::: SUPPLIED DATA
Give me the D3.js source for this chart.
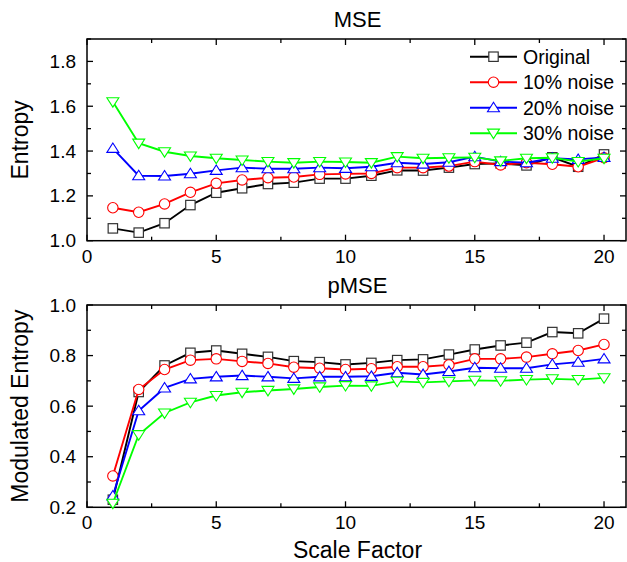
<!DOCTYPE html>
<html><head><meta charset="utf-8">
<script src="https://cdn.jsdelivr.net/npm/d3@7"></script>
<style>body{margin:0;background:#fff}svg{display:block}text{font-family:"Liberation Sans",Arial,sans-serif;fill:#000}</style>
</head><body><svg id="c" width="627" height="562"></svg>
<script>
const scales = [1,2,3,4,5,6,7,8,9,10,11,12,13,14,15,16,17,18,19,20];
const seriesNames = ["Original","10% noise","20% noise","30% noise"];
const seriesColors = ["#000000","#ff0000","#0000ff","#00ff00"];
const seriesMarkers = ["square","circle","up","down"];
const mseOriginal = [1.055,1.036,1.078,1.159,1.214,1.234,1.253,1.259,1.277,1.277,1.290,1.314,1.313,1.326,1.342,1.345,1.336,1.372,1.330,1.385];
const mse10 = [1.147,1.127,1.164,1.216,1.256,1.271,1.281,1.284,1.296,1.298,1.300,1.326,1.326,1.333,1.353,1.338,1.348,1.341,1.330,1.370];
const mse20 = [1.412,1.290,1.289,1.299,1.314,1.326,1.321,1.321,1.326,1.323,1.330,1.348,1.342,1.350,1.375,1.353,1.348,1.368,1.363,1.372];
const mse30 = [1.620,1.435,1.397,1.378,1.368,1.360,1.353,1.348,1.353,1.351,1.348,1.375,1.368,1.370,1.372,1.356,1.368,1.370,1.353,1.368];
const pmseOriginal = [0.230,0.656,0.761,0.811,0.820,0.807,0.795,0.778,0.774,0.765,0.771,0.782,0.785,0.804,0.824,0.840,0.851,0.893,0.888,0.946];
const pmse10 = [0.324,0.666,0.745,0.782,0.787,0.777,0.769,0.754,0.750,0.745,0.748,0.756,0.756,0.763,0.787,0.787,0.794,0.807,0.820,0.844];
const pmse20 = [0.245,0.582,0.672,0.708,0.716,0.721,0.716,0.710,0.716,0.716,0.718,0.732,0.725,0.737,0.752,0.750,0.750,0.765,0.774,0.787];
const pmse30 = [0.216,0.487,0.573,0.615,0.642,0.655,0.662,0.668,0.676,0.681,0.680,0.698,0.694,0.698,0.702,0.700,0.705,0.708,0.705,0.712];
const xTicks = [0,5,10,15,20];
const mseTicks = [1.0,1.2,1.4,1.6,1.8];
const pmseTicks = [0.2,0.4,0.6,0.8,1.0];

const svg = d3.select("#c");
const L = 87, R = 626;
const x = d3.scaleLinear().domain([0,20.85]).range([L,R]);

function marker(g, type, cx, cy, color){
  if(type==="square"){
    g.append("rect").attr("x",cx-4.7).attr("y",cy-4.7).attr("width",9.4).attr("height",9.4)
     .attr("fill","#fff").attr("stroke","#333").attr("stroke-width",1.2);
  } else if(type==="circle"){
    g.append("circle").attr("cx",cx).attr("cy",cy).attr("r",5.2)
     .attr("fill","#fff").attr("stroke",color).attr("stroke-width",1.1);
  } else {
    const s = 6, h = 5.4;
    const pts = type==="up" ? [[cx,cy-h],[cx+s,cy+h*0.75],[cx-s,cy+h*0.75]]
                            : [[cx,cy+h],[cx+s,cy-h*0.75],[cx-s,cy-h*0.75]];
    g.append("path").attr("d","M"+pts.map(p=>p.join(",")).join("L")+"Z")
     .attr("fill","#fff").attr("stroke",color).attr("stroke-width",1.1);
  }
}

function panel(top, bottom, yDomain, yTicks, data, title, ytitle, showLegend){
  const y = d3.scaleLinear().domain(yDomain).range([bottom,top]);
  const g = svg.append("g");
  g.append("rect").attr("x",L).attr("y",top).attr("width",R-L).attr("height",bottom-top)
   .attr("fill","none").attr("stroke","#000").attr("stroke-width",1.5);
  const xMinor = d3.range(0,20.1,2.5);
  xMinor.forEach(v=>{
    const major = Math.abs(v%5)<1e-6;
    const len = major?6:4;
    g.append("line").attr("x1",x(v)).attr("x2",x(v)).attr("y1",bottom).attr("y2",bottom-len).attr("stroke","#000").attr("stroke-width",1.3);
    g.append("line").attr("x1",x(v)).attr("x2",x(v)).attr("y1",top).attr("y2",top+len).attr("stroke","#000").attr("stroke-width",1.3);
  });
  const yMinor = d3.range(yDomain[0], yDomain[1]+1e-6, 0.1);
  yMinor.forEach((v,i)=>{
    const major = i%2===0;
    const len = major?6:4;
    g.append("line").attr("x1",L).attr("x2",L+len).attr("y1",y(v)).attr("y2",y(v)).attr("stroke","#000").attr("stroke-width",1.3);
    g.append("line").attr("x1",R).attr("x2",R-len).attr("y1",y(v)).attr("y2",y(v)).attr("stroke","#000").attr("stroke-width",1.3);
  });
  xTicks.forEach(v=>{
    g.append("text").attr("x",x(v)).attr("y",bottom+22).attr("text-anchor","middle").attr("font-size",19).text(v);
  });
  yTicks.forEach(v=>{
    g.append("text").attr("x",L-11).attr("y",y(v)+6.5).attr("text-anchor","end").attr("font-size",19).text(d3.format(".1f")(v));
  });
  g.append("text").attr("x",(L+R)/2+1).attr("y",top-12).attr("text-anchor","middle").attr("font-size",22).text(title);
  g.append("text").attr("transform",`translate(28,${(top+bottom)/2}) rotate(-90)`).attr("text-anchor","middle").attr("font-size",23).text(ytitle);
  const line = d3.line().x((d,i)=>x(scales[i])).y(d=>y(d));
  data.forEach((vals,k)=>{
    const sg = g.append("g");
    sg.append("path").attr("d",line(vals)).attr("fill","none").attr("stroke",seriesColors[k]).attr("stroke-width",1.9);
    vals.forEach((v,i)=>marker(sg, seriesMarkers[k], x(scales[i]), y(v), seriesColors[k]));
  });
  if(showLegend){
    const ly = [56.7,82.2,107.7,133.2];
    seriesNames.forEach((n,k)=>{
      const lg = g.append("g");
      lg.append("line").attr("x1",470).attr("x2",517).attr("y1",ly[k]).attr("y2",ly[k]).attr("stroke",seriesColors[k]).attr("stroke-width",1.9);
      marker(lg, seriesMarkers[k], 493.5, ly[k], seriesColors[k]);
      lg.append("text").attr("x",523).attr("y",ly[k]+7).attr("font-size",19.5).text(n);
    });
  }
}

panel(39, 240.7, [1.0,1.9], mseTicks, [mseOriginal,mse10,mse20,mse30], "MSE", "Entropy", true);
panel(305, 507.3, [0.2,1.0], pmseTicks, [pmseOriginal,pmse10,pmse20,pmse30], "pMSE", "Modulated Entropy", false);
svg.append("text").attr("x",(L+R)/2+1).attr("y",558).attr("text-anchor","middle").attr("font-size",23).text("Scale Factor");
</script></body></html>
::::::
** EXERCISE DIRECTIONS **
Quote the data above in full, leaving out the pictures it holds.

** ANSWER TO THE PROBLEM **
Give me the D3.js source for this chart.
<!DOCTYPE html>
<html><head><meta charset="utf-8">
<script src="https://cdn.jsdelivr.net/npm/d3@7"></script>
<style>body{margin:0;background:#fff}svg{display:block}text{font-family:"Liberation Sans",Arial,sans-serif;fill:#000}</style>
</head><body><svg id="c" width="627" height="562"></svg>
<script>
const scales = [1,2,3,4,5,6,7,8,9,10,11,12,13,14,15,16,17,18,19,20];
const seriesNames = ["Original","10% noise","20% noise","30% noise"];
const seriesColors = ["#000000","#ff0000","#0000ff","#00ff00"];
const seriesMarkers = ["square","circle","up","down"];
const mseOriginal = [1.055,1.036,1.078,1.159,1.214,1.234,1.253,1.259,1.277,1.277,1.290,1.314,1.313,1.326,1.342,1.345,1.336,1.372,1.330,1.385];
const mse10 = [1.147,1.127,1.164,1.216,1.256,1.271,1.281,1.284,1.296,1.298,1.300,1.326,1.326,1.333,1.353,1.338,1.348,1.341,1.330,1.370];
const mse20 = [1.412,1.290,1.289,1.299,1.314,1.326,1.321,1.321,1.326,1.323,1.330,1.348,1.342,1.350,1.375,1.353,1.348,1.368,1.363,1.372];
const mse30 = [1.620,1.435,1.397,1.378,1.368,1.360,1.353,1.348,1.353,1.351,1.348,1.375,1.368,1.370,1.372,1.356,1.368,1.370,1.353,1.368];
const pmseOriginal = [0.230,0.656,0.761,0.811,0.820,0.807,0.795,0.778,0.774,0.765,0.771,0.782,0.785,0.804,0.824,0.840,0.851,0.893,0.888,0.946];
const pmse10 = [0.324,0.666,0.745,0.782,0.787,0.777,0.769,0.754,0.750,0.745,0.748,0.756,0.756,0.763,0.787,0.787,0.794,0.807,0.820,0.844];
const pmse20 = [0.245,0.582,0.672,0.708,0.716,0.721,0.716,0.710,0.716,0.716,0.718,0.732,0.725,0.737,0.752,0.750,0.750,0.765,0.774,0.787];
const pmse30 = [0.216,0.487,0.573,0.615,0.642,0.655,0.662,0.668,0.676,0.681,0.680,0.698,0.694,0.698,0.702,0.700,0.705,0.708,0.705,0.712];
const xTicks = [0,5,10,15,20];
const mseTicks = [1.0,1.2,1.4,1.6,1.8];
const pmseTicks = [0.2,0.4,0.6,0.8,1.0];

const svg = d3.select("#c");
const L = 87, R = 626;
const x = d3.scaleLinear().domain([0,20.85]).range([L,R]);

function marker(g, type, cx, cy, color){
  if(type==="square"){
    g.append("rect").attr("x",cx-4.7).attr("y",cy-4.7).attr("width",9.4).attr("height",9.4)
     .attr("fill","#fff").attr("stroke","#333").attr("stroke-width",1.2);
  } else if(type==="circle"){
    g.append("circle").attr("cx",cx).attr("cy",cy).attr("r",5.2)
     .attr("fill","#fff").attr("stroke",color).attr("stroke-width",1.1);
  } else {
    const s = 6, h = 5.4;
    const pts = type==="up" ? [[cx,cy-h],[cx+s,cy+h*0.75],[cx-s,cy+h*0.75]]
                            : [[cx,cy+h],[cx+s,cy-h*0.75],[cx-s,cy-h*0.75]];
    g.append("path").attr("d","M"+pts.map(p=>p.join(",")).join("L")+"Z")
     .attr("fill","#fff").attr("stroke",color).attr("stroke-width",1.1);
  }
}

function panel(top, bottom, yDomain, yTicks, data, title, ytitle, showLegend){
  const y = d3.scaleLinear().domain(yDomain).range([bottom,top]);
  const g = svg.append("g");
  g.append("rect").attr("x",L).attr("y",top).attr("width",R-L).attr("height",bottom-top)
   .attr("fill","none").attr("stroke","#000").attr("stroke-width",1.5);
  const xMinor = d3.range(0,20.1,2.5);
  xMinor.forEach(v=>{
    const major = Math.abs(v%5)<1e-6;
    const len = major?6:4;
    g.append("line").attr("x1",x(v)).attr("x2",x(v)).attr("y1",bottom).attr("y2",bottom-len).attr("stroke","#000").attr("stroke-width",1.3);
    g.append("line").attr("x1",x(v)).attr("x2",x(v)).attr("y1",top).attr("y2",top+len).attr("stroke","#000").attr("stroke-width",1.3);
  });
  const yMinor = d3.range(yDomain[0], yDomain[1]+1e-6, 0.1);
  yMinor.forEach((v,i)=>{
    const major = i%2===0;
    const len = major?6:4;
    g.append("line").attr("x1",L).attr("x2",L+len).attr("y1",y(v)).attr("y2",y(v)).attr("stroke","#000").attr("stroke-width",1.3);
    g.append("line").attr("x1",R).attr("x2",R-len).attr("y1",y(v)).attr("y2",y(v)).attr("stroke","#000").attr("stroke-width",1.3);
  });
  xTicks.forEach(v=>{
    g.append("text").attr("x",x(v)).attr("y",bottom+22).attr("text-anchor","middle").attr("font-size",19).text(v);
  });
  yTicks.forEach(v=>{
    g.append("text").attr("x",L-11).attr("y",y(v)+6.5).attr("text-anchor","end").attr("font-size",19).text(d3.format(".1f")(v));
  });
  g.append("text").attr("x",(L+R)/2+1).attr("y",top-12).attr("text-anchor","middle").attr("font-size",22).text(title);
  g.append("text").attr("transform",`translate(28,${(top+bottom)/2}) rotate(-90)`).attr("text-anchor","middle").attr("font-size",23).text(ytitle);
  const line = d3.line().x((d,i)=>x(scales[i])).y(d=>y(d));
  data.forEach((vals,k)=>{
    const sg = g.append("g");
    sg.append("path").attr("d",line(vals)).attr("fill","none").attr("stroke",seriesColors[k]).attr("stroke-width",1.9);
    vals.forEach((v,i)=>marker(sg, seriesMarkers[k], x(scales[i]), y(v), seriesColors[k]));
  });
  if(showLegend){
    const ly = [56.7,82.2,107.7,133.2];
    seriesNames.forEach((n,k)=>{
      const lg = g.append("g");
      lg.append("line").attr("x1",470).attr("x2",517).attr("y1",ly[k]).attr("y2",ly[k]).attr("stroke",seriesColors[k]).attr("stroke-width",1.9);
      marker(lg, seriesMarkers[k], 493.5, ly[k], seriesColors[k]);
      lg.append("text").attr("x",523).attr("y",ly[k]+7).attr("font-size",19.5).text(n);
    });
  }
}

panel(39, 240.7, [1.0,1.9], mseTicks, [mseOriginal,mse10,mse20,mse30], "MSE", "Entropy", true);
panel(305, 507.3, [0.2,1.0], pmseTicks, [pmseOriginal,pmse10,pmse20,pmse30], "pMSE", "Modulated Entropy", false);
svg.append("text").attr("x",(L+R)/2+1).attr("y",558).attr("text-anchor","middle").attr("font-size",23).text("Scale Factor");
</script></body></html>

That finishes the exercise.